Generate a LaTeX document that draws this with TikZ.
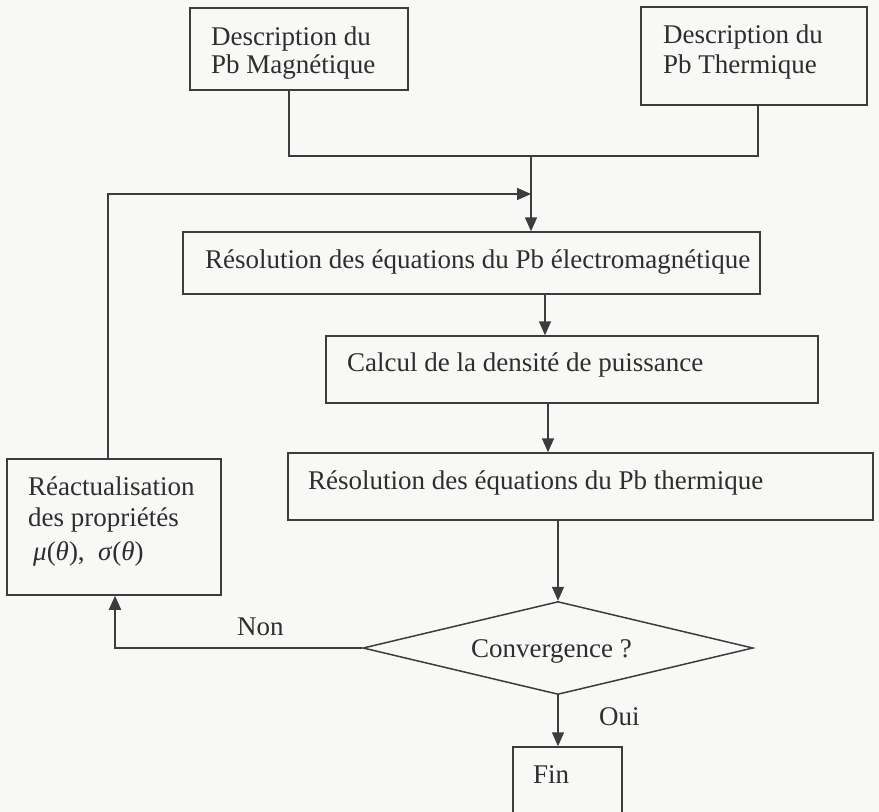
\documentclass[tikz,border=0pt]{standalone}
\usepackage{fontspec}
\setmainfont{Liberation Serif}
\usetikzlibrary{arrows.meta,shapes.geometric,fit}
\definecolor{ink}{HTML}{3C3C3C}
\definecolor{txt}{HTML}{2E2E2E}
\definecolor{paper}{HTML}{F8F8F7}

\begin{document}
\begin{tikzpicture}[x=1pt,y=-1pt,
  box/.style={draw=ink, line width=1.5pt, inner sep=0pt},
  lbl/.style={anchor=base west, inner sep=0pt, text=txt, font=\fontsize{27}{30}\selectfont},
  link/.style={draw=ink, line width=1.5pt},
  arr/.style={link, -{Triangle[length=14pt,width=12pt]}}]

% page
\fill[paper] (0,0) rectangle (879,812);
\useasboundingbox (0,0) rectangle (879,812);
\clip (0,0) rectangle (879,812);

% boxes
\node[box, fit={(190,8) (408,90)}]   (b1) {};
\node[box, fit={(641,7) (867,105)}]  (b2) {};
\node[box, fit={(183,232) (760,294)}] (r1) {};
\node[box, fit={(326,336) (818,403)}] (calc) {};
\node[box, fit={(288,453) (873,520)}] (therm) {};
\node[box, fit={(7,459) (221,595)}]   (react) {};
\node[box, fit={(513,747) (622,830)}] (fin) {};
\node[draw=ink, line width=1.5pt, diamond, inner sep=0pt,
      minimum width=390pt, minimum height=93pt] (conv) at (558,648) {};

% texts
\node[lbl] (t1a) at (211,45) {Description du};
\node[lbl] (t1b) at (211,73) {Pb Magnétique};
\node[lbl] (t2a) at (663,43) {Description du};
\node[lbl] (t2b) at (663,73) {Pb Thermique};
\node[lbl] (tr1) at (205,268) {Résolution des équations du Pb électromagnétique};
\node[lbl] (tcalc) at (347,371) {Calcul de la densité de puissance};
\node[lbl] (ttherm) at (308,489) {Résolution des équations du Pb thermique};
\node[lbl] (tra) at (28,495) {Réactualisation};
\node[lbl] (trb) at (28,526) {des propriétés};
\node[lbl] (trc) at (33,560) {\textit{μ}(\textit{θ}),\ \ \textit{σ}(\textit{θ})};
\node[lbl] (tconv) at (471,657) {Convergence ?};
\node[lbl] (tnon) at (237,635) {Non};
\node[lbl] (toui) at (599,725) {Oui};
\node[lbl] (tfin) at (533,783) {Fin};

% helper columns for the connectors
\coordinate (s1) at (289,0);
\coordinate (s2) at (758,0);
\coordinate (jm) at (531,156);
\coordinate (s3) at (108,0);
\coordinate (fb) at (531,194);
\coordinate (a1) at (545,0);
\coordinate (a2) at (548,0);
\coordinate (s4) at (115,0);

% connectors
\draw[link] (b1.south -| s1) |- (jm) -| (b2.south -| s2);
\draw[arr] (jm) -- (jm |- r1.north);
\draw[arr] (react.north -| s3) |- (fb);
\draw[arr] (r1.south -| a1) -- (calc.north -| a1);
\draw[arr] (calc.south -| a2) -- (therm.north -| a2);
\draw[arr] (therm.south -| conv.north) -- (conv.north);
\draw[arr] (conv.south) -- (conv.south |- fin.north);
\draw[arr] (conv.west) -| (react.south -| s4);
\end{tikzpicture}
\end{document}
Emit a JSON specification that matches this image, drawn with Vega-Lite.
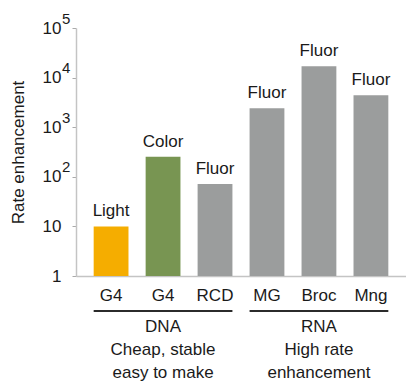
{
  "$schema": "https://vega.github.io/schema/vega-lite/v6.json",
  "padding": {"left": 9, "top": 11, "right": 0, "bottom": 0},
  "bounds": "flush",
  "spacing": 35,
  "config": {
    "font": "Liberation Sans",
    "view": {"stroke": null},
    "text": {"font": "Liberation Sans", "fontSize": 17, "color": "#1a1a1a"}
  },
  "datasets": {
    "probes": [
      {"probe": "G4-light", "readout": "Light", "enhancement": 10},
      {"probe": "G4-color", "readout": "Color", "enhancement": 255},
      {"probe": "RCD", "readout": "Fluor", "enhancement": 72},
      {"probe": "MG", "readout": "Fluor", "enhancement": 2400},
      {"probe": "Broc", "readout": "Fluor", "enhancement": 17000},
      {"probe": "Mng", "readout": "Fluor", "enhancement": 4400}
    ],
    "groups": [
      {"group": "DNA", "first": "G4-light", "mid": "G4-color", "last": "RCD", "note": "DNA\nCheap, stable\neasy to make"},
      {"group": "RNA", "first": "MG", "mid": "Broc", "last": "Mng", "note": "RNA\nHigh rate\nenhancement"}
    ]
  },
  "resolve": {"scale": {"x": "shared"}},
  "vconcat": [
    {
      "width": 330,
      "height": 248,
      "data": {"name": "probes"},
      "resolve": {"axis": {"y": "independent"}},
      "encoding": {
        "x": {
          "field": "probe",
          "type": "nominal",
          "scale": {
            "domain": ["G4-light", "G4-color", "RCD", "MG", "Broc", "Mng"],
            "paddingInner": 0.33,
            "paddingOuter": 0.34
          },
          "axis": {
            "title": null,
            "labelExpr": "split(datum.label, '-')[0]",
            "labelAngle": 0,
            "ticks": false,
            "labelPadding": 11,
            "labelFontSize": 17,
            "labelColor": "#1a1a1a",
            "domainColor": "#c4c4c4",
            "domainWidth": 1.5
          }
        }
      },
      "layer": [
        {
          "mark": {"type": "bar"},
          "encoding": {
            "y": {
              "field": "enhancement",
              "type": "quantitative",
              "scale": {"type": "log", "domain": [1, 100000]},
              "axis": {
                "values": [1, 10, 100, 1000, 10000, 100000],
                "labelExpr": "datum.value < 5 ? '1' : '10'",
                "grid": false,
                "tickSize": 4,
                "tickColor": "#aaaaaa",
                "domainColor": "#c4c4c4",
                "domainWidth": 1.5,
                "labelFontSize": 17,
                "labelColor": "#1a1a1a",
                "labelPadding": 11,
                "title": "Rate enhancement",
                "titleFontSize": 17,
                "titleFontWeight": "normal",
                "titleColor": "#1a1a1a",
                "titlePadding": 15
              }
            },
            "y2": {"datum": 1},
            "color": {
              "field": "readout",
              "type": "nominal",
              "scale": {"domain": ["Light", "Color", "Fluor"], "range": ["#f5ad00", "#789552", "#9b9d9d"]},
              "legend": null
            }
          }
        },
        {
          "mark": {"type": "text", "baseline": "alphabetic", "dy": -10},
          "encoding": {
            "y": {
              "field": "enhancement",
              "type": "quantitative",
              "scale": {"type": "log", "domain": [1, 100000]},
              "axis": {
                "orient": "left",
                "values": [100, 1000, 10000, 100000],
                "labelExpr": "format(round(log(datum.value) / LN10), 'd')",
                "grid": false,
                "ticks": false,
                "tickSize": 0,
                "domain": false,
                "labelAlign": "left",
                "labelPadding": 14.5,
                "labelOffset": -10,
                "labelFontSize": 15,
                "labelColor": "#1a1a1a",
                "title": null
              }
            },
            "text": {"field": "readout"}
          }
        }
      ]
    },
    {
      "width": 330,
      "height": 16,
      "data": {"name": "groups"},
      "layer": [
        {
          "mark": {"type": "rule", "strokeWidth": 2.2, "color": "#2b2b2b"},
          "encoding": {
            "x": {"field": "first", "type": "nominal", "bandPosition": 0, "axis": null},
            "x2": {"field": "last", "bandPosition": 1},
            "y": {"datum": "rule", "type": "ordinal", "scale": {"type": "point", "domain": ["rule", "label"], "padding": 0}, "axis": null}
          }
        },
        {
          "mark": {"type": "text", "baseline": "middle", "lineBreak": "\n", "lineHeight": 23},
          "encoding": {
            "x": {"field": "mid", "type": "nominal", "axis": null},
            "y": {"datum": "label", "type": "ordinal", "axis": null},
            "text": {"field": "note"}
          }
        }
      ]
    }
  ]
}
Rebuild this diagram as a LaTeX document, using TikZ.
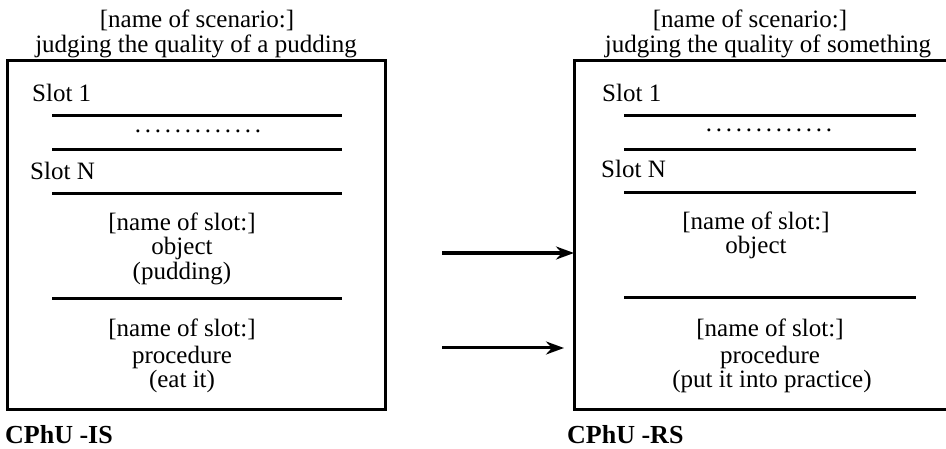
\documentclass[tikz,border=0pt]{standalone}
\usepackage{fontspec}
\setmainfont{Liberation Serif}
\usetikzlibrary{arrows.meta}
\begin{document}
\begin{tikzpicture}[x=1pt,y=-1pt,
  txt/.style={inner sep=0pt, anchor=base, font=\fontsize{25}{25}\selectfont},
  slotlbl/.style={inner sep=0pt, anchor=base west, font=\fontsize{25}{25}\selectfont},
  boxframe/.style={draw, line width=3pt, inner sep=0pt, outer sep=0pt, anchor=north west},
  sep/.style={line width=3pt},
  arr/.style={-{Stealth[length=18pt,width=13pt]}, line width=3.8pt},
  arrthin/.style={-{Stealth[length=18pt,width=13pt]}, line width=3pt},
  lbl/.style={inner sep=0pt, anchor=base west, font=\fontsize{26}{26}\selectfont\bfseries}]
\useasboundingbox (0,0) rectangle (946,449);

% ---- left unit ----
\node[boxframe, minimum width=378pt, minimum height=348pt] (boxL) at (7,61) {};
\node[txt] (tL1) at (197,28) {[name of scenario:]};
\node[txt] (tL2) at (196,53) {judging the quality of a pudding};
\node[slotlbl] (s1L) at (32,102) {Slot 1};
\draw[sep] (52,116) -- (342,116);
\node[txt] (dotsL) at (198,133) {\hbox to 130pt{\xleaders\hbox to 10pt{\hss.\hss}\hfill}};
\draw[sep] (52,150) -- (342,150);
\node[slotlbl] (snL) at (30,180) {Slot N};
\draw[sep] (52,194) -- (342,194);
\node[txt] (oL1) at (182,231) {[name of slot:]};
\node[txt] (oL2) at (182,255) {object};
\node[txt] (oL3) at (182,280) {(pudding)};
\draw[sep] (52,299) -- (342,299);
\node[txt] (pL1) at (182,337) {[name of slot:]};
\node[txt] (pL2) at (182,363) {procedure};
\node[txt] (pL3) at (182,388) {(eat it)};
\node[lbl] (cL) at (5,443) {CPhU -IS};

% ---- right unit (its right side runs past the picture's edge) ----
\node[boxframe, minimum width=430pt, minimum height=348pt] (boxR) at (574,61) {};
\node[txt] (tR1) at (750,28) {[name of scenario:]};
\node[txt] (tR2) at (768,53) {judging the quality of something};
\node[slotlbl] (s1R) at (602,102) {Slot 1};
\draw[sep] (624,116) -- (916,116);
\node[txt] (dotsR) at (769,132) {\hbox to 130pt{\xleaders\hbox to 10pt{\hss.\hss}\hfill}};
\draw[sep] (624,150) -- (916,150);
\node[slotlbl] (snR) at (601,178) {Slot N};
\draw[sep] (624,193) -- (916,193);
\node[txt] (oR1) at (756,230) {[name of slot:]};
\node[txt] (oR2) at (756,254) {object};
\draw[sep] (624,298) -- (916,298);
\node[txt] (pR1) at (770,337) {[name of slot:]};
\node[txt] (pR2) at (770,363) {procedure};
\node[txt] (pR3) at (772,387) {(put it into practice)};
\node[lbl] (cR) at (567,443) {CPhU -RS};

% ---- arrows ----
\coordinate (a1s) at (442,253);
\draw[arr] (a1s) -- (a1s -| boxR.west);
\coordinate (a2s) at (442,348);
\coordinate (a2e) at (564,348);
\draw[arrthin] (a2s) -- (a2e);
\end{tikzpicture}
\end{document}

————

Everything from the first line to the line with "minimum width=390pt, minimum" must be repeated exactly, and nothing else. Leave the pictures out.

Generate a LaTeX document that draws this with TikZ.
\documentclass[tikz,border=0pt]{standalone}
\usepackage{fontspec}
\setmainfont{Liberation Serif}
\usetikzlibrary{arrows.meta,shapes.geometric,fit}
\definecolor{ink}{HTML}{3C3C3C}
\definecolor{txt}{HTML}{2E2E2E}
\definecolor{paper}{HTML}{F8F8F7}

\begin{document}
\begin{tikzpicture}[x=1pt,y=-1pt,
  box/.style={draw=ink, line width=1.5pt, inner sep=0pt},
  lbl/.style={anchor=base west, inner sep=0pt, text=txt, font=\fontsize{27}{30}\selectfont},
  link/.style={draw=ink, line width=1.5pt},
  arr/.style={link, -{Triangle[length=14pt,width=12pt]}}]

% page
\fill[paper] (0,0) rectangle (879,812);
\useasboundingbox (0,0) rectangle (879,812);
\clip (0,0) rectangle (879,812);

% boxes
\node[box, fit={(190,8) (408,90)}]   (b1) {};
\node[box, fit={(641,7) (867,105)}]  (b2) {};
\node[box, fit={(183,232) (760,294)}] (r1) {};
\node[box, fit={(326,336) (818,403)}] (calc) {};
\node[box, fit={(288,453) (873,520)}] (therm) {};
\node[box, fit={(7,459) (221,595)}]   (react) {};
\node[box, fit={(513,747) (622,830)}] (fin) {};
\node[draw=ink, line width=1.5pt, diamond, inner sep=0pt,
      minimum width=390pt, minimum height=93pt] (conv) at (558,648) {};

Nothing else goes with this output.